I recently bought my first pair of off-the-peg reading glasses. I have now reached peak middle age. My adult daughter, however, has suggested that won’t fully arrive until I attach the glasses to a cord around my neck. From then on, there’ll be no looking back.
I now stand at a clear two generations’ distance from my students. Firmly anchored in the glories of Generation X, I am surrounded by colleagues who are millennials, together facing students from the far shores of Gen Z.
In another few years it’ll be Generation Alpha kids in our classrooms. There will then be three generations separating me from my students. That’s a lot.

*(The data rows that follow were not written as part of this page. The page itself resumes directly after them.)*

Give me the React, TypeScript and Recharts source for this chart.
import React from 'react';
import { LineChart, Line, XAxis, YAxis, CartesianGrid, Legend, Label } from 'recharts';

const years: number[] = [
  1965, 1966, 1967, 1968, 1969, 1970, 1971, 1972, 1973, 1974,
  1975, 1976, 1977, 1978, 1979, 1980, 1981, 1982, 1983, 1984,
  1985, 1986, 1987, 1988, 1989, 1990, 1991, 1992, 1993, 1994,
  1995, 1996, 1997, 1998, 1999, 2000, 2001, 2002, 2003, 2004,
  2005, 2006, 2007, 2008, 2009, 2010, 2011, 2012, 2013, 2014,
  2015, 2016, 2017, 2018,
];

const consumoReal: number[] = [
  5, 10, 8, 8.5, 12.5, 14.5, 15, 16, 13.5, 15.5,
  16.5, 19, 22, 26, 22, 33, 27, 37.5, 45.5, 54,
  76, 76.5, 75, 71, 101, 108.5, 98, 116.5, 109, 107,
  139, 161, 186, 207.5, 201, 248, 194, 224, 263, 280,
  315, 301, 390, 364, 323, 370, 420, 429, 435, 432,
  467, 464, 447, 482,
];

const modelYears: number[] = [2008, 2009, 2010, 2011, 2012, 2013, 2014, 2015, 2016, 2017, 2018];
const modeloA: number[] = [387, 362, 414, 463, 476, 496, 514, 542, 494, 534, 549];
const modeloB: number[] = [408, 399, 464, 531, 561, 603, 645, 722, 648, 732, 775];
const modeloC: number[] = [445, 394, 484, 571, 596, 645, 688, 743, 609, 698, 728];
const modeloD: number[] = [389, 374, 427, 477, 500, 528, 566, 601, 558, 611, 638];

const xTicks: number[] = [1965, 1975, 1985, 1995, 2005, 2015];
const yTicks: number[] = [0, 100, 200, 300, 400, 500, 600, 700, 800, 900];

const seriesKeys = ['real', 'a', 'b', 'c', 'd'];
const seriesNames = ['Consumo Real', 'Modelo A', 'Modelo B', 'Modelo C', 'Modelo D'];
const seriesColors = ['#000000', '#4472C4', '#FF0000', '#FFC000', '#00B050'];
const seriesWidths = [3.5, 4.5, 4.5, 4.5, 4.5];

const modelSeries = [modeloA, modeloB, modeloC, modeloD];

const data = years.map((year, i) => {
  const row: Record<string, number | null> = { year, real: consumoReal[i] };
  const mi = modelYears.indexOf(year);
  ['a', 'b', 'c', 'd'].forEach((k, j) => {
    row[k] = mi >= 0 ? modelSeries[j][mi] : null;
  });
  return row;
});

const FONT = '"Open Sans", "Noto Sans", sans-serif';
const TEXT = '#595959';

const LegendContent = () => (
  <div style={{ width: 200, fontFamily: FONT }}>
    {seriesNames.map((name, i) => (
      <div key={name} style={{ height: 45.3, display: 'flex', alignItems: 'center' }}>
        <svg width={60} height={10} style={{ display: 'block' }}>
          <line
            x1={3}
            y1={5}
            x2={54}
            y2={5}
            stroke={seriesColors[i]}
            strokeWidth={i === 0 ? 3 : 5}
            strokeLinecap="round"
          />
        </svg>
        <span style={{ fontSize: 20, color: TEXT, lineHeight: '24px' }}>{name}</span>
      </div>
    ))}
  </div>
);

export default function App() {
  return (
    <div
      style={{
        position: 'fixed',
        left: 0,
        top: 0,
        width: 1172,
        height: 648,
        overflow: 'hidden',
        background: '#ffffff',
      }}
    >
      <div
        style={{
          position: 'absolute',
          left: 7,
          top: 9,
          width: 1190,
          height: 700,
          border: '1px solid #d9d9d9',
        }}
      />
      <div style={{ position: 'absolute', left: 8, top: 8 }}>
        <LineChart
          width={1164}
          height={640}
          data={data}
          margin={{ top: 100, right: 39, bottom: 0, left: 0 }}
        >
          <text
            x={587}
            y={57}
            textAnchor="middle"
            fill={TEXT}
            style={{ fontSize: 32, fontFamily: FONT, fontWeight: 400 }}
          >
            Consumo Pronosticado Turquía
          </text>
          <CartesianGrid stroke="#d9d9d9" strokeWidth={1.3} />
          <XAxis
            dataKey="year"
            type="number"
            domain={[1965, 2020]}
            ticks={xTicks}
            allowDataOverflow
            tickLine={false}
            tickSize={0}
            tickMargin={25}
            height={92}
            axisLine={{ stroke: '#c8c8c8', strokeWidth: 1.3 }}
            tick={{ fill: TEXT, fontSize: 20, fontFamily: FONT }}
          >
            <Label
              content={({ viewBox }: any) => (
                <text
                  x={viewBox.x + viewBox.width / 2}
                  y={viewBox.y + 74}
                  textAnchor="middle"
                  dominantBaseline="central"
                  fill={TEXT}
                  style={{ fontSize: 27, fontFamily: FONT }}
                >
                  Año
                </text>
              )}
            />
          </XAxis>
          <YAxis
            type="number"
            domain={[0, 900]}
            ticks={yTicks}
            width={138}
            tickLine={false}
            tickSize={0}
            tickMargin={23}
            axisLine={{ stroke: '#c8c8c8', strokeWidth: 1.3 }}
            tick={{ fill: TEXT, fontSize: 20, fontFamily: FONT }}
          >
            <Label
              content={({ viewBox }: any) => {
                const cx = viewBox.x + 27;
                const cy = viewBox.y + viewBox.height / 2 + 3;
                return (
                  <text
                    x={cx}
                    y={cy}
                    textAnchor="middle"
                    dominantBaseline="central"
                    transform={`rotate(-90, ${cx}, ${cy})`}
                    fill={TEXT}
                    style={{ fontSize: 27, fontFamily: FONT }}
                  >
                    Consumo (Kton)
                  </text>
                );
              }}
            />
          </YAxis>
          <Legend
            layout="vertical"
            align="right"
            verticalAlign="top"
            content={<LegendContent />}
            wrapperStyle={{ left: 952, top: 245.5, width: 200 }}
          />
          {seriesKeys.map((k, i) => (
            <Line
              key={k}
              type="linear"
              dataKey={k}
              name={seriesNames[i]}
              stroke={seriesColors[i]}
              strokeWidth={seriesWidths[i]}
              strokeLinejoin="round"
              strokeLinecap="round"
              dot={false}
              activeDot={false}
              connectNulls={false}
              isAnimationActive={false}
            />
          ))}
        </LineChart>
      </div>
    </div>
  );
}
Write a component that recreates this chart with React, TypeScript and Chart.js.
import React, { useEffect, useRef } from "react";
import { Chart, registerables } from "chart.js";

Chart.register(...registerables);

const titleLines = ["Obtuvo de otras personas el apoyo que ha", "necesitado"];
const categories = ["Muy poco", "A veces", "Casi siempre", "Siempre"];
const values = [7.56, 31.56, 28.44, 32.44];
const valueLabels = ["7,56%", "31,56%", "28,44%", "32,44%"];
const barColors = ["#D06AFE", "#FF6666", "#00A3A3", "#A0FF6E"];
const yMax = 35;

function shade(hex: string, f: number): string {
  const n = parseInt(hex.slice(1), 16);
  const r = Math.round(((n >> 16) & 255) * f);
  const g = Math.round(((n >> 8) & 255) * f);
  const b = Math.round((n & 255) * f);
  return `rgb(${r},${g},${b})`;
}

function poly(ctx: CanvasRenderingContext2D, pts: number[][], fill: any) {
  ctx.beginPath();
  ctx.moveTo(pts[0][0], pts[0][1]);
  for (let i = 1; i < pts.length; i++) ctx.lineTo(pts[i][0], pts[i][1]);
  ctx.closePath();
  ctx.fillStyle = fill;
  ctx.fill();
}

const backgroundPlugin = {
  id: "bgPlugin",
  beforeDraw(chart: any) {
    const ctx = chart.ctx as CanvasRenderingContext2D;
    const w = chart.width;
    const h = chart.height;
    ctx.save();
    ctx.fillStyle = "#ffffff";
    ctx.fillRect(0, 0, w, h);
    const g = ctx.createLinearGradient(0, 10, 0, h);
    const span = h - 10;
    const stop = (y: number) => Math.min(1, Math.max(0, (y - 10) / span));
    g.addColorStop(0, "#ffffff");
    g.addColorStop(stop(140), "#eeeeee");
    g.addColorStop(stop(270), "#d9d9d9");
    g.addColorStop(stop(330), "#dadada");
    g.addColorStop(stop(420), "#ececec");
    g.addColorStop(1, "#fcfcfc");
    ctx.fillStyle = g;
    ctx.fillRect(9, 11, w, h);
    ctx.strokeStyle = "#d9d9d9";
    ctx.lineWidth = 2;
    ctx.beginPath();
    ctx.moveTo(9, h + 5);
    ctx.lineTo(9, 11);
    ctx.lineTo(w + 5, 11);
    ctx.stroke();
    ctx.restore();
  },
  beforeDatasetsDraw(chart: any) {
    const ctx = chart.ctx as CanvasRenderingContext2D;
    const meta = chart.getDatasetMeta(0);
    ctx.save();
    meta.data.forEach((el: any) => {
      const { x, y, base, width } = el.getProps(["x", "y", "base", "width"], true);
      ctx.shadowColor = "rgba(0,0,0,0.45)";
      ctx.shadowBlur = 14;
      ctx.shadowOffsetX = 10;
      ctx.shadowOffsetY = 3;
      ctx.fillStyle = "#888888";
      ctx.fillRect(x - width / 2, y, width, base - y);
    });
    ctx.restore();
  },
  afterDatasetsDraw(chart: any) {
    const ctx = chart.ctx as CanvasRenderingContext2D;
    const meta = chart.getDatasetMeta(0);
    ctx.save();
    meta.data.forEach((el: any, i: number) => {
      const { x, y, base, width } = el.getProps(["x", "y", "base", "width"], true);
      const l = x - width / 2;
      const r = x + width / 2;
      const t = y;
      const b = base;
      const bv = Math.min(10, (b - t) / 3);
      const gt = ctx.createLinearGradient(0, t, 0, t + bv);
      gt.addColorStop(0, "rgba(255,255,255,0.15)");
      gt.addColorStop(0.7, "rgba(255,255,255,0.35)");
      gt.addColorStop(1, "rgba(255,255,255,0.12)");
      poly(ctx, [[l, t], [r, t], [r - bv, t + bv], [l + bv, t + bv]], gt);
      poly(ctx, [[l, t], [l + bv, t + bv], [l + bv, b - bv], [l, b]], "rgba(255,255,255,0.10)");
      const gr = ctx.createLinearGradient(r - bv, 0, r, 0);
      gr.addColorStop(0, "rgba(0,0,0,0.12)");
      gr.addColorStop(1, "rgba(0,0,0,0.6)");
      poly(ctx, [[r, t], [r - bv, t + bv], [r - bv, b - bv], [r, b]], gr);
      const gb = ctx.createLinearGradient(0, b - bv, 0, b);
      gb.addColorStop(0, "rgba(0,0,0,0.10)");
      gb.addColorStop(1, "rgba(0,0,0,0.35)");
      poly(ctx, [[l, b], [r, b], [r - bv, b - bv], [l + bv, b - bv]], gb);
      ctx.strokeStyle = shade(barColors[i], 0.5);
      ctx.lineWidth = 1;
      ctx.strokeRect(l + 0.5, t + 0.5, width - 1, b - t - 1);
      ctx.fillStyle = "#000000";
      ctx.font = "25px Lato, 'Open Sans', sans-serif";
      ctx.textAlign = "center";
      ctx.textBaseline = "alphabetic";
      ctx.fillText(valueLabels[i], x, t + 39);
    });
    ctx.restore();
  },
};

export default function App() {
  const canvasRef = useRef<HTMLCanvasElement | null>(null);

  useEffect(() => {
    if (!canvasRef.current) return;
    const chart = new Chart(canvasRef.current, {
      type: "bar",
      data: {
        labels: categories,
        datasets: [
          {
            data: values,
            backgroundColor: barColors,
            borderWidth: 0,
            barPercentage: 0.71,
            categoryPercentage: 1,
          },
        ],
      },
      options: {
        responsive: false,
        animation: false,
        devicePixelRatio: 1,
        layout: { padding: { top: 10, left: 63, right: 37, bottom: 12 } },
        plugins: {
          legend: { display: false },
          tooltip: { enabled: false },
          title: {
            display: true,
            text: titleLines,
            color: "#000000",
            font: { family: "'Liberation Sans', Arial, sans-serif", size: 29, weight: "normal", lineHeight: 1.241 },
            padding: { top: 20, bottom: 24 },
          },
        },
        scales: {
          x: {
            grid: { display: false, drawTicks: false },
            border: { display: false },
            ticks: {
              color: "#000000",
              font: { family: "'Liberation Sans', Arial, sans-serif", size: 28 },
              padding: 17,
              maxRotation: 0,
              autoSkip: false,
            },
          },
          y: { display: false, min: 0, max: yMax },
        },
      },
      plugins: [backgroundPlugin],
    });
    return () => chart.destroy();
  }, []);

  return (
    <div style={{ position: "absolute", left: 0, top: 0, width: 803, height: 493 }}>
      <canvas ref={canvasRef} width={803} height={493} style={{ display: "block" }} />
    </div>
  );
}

I have learned the hard way that the generation gap is real and very much alive in my life.
There’s a saying that teaching keeps you young and in a way it does, no doubt. But it can also make you feel very old indeed.
I have to admit the scale of the generation gap. When life is changing as dramatically as it is today, we must ask some serious questions about what we are about.
An education revolution which most teachers haven’t even begun to spot is already racing towards them. Some of us are like the dinosaurs who were blithely grazing within the growing shadow of the meteor that was hurtling towards them.
I don’t think the coming change is necessarily all about the STEM drive which recent years have seen. Or not primarily so, at least. Rather, what is ahead may well involve a complete change to the social world and the world of work far more profound than anything which was faced by previous living generations.
So we may soon be forced to consider if our inherited categories even work anymore. The traditional subjects might have had their day and we may soon have to consider which subjects to continue with and which will best equip our students for the coming AI-led workplace.
Supply and demand will do some of that. Some traditional subjects may be facing a significant change. But for those subjects that the AI revolution leaves behind – humanities, arts, languages, et al – there may still be cause for considerable hope.
I for one recall the forlorn promises that advances in technology would free us all up, releasing time from tedium and providing leisure opportunities for everyone. If such a situation were to be realised, then perhaps the more academic, abstract or ethereal of subjects might enjoy a resurgence, embraced once again not for any apparent utilitarian gain but simply for the sheer love of learning and its edifying influence on the human soul. One can dream, at least.
Before all this change hits home, there will be some serious and unpleasant upheaval for us all.
I may think I can advise students on future progression routes simply because I have done this job for so long. That’s the point of professional experience, after all. But maybe I have to admit that I am not seeing things so clearly anymore.
The world I think I understand is not the world my students are going to live in. They are entering a workplace that is still in the tumultuous process of being born.
So I’ll be doing them a disservice if I don’t admit I’m short-sighted here. I can see that clearly now. I have to admit the lenses I used to see through may need to dramatically change. My view of the future is rooted firmly in my own past.
Forget the rose-tinted spectacles. In a time of such change as we face today, I may just as well be blind.
Around college buildings all over the country you will often find posters which proudly list all the jobs particular courses could lead people to. But I do not know if those jobs will even exist in 10 years’ time.
So we educationalists have to think it all up from scratch, and do so soon.
I’m starting to get used to my new glasses. I can pop one extended arm thoughtfully between my pursed lips as I ponder.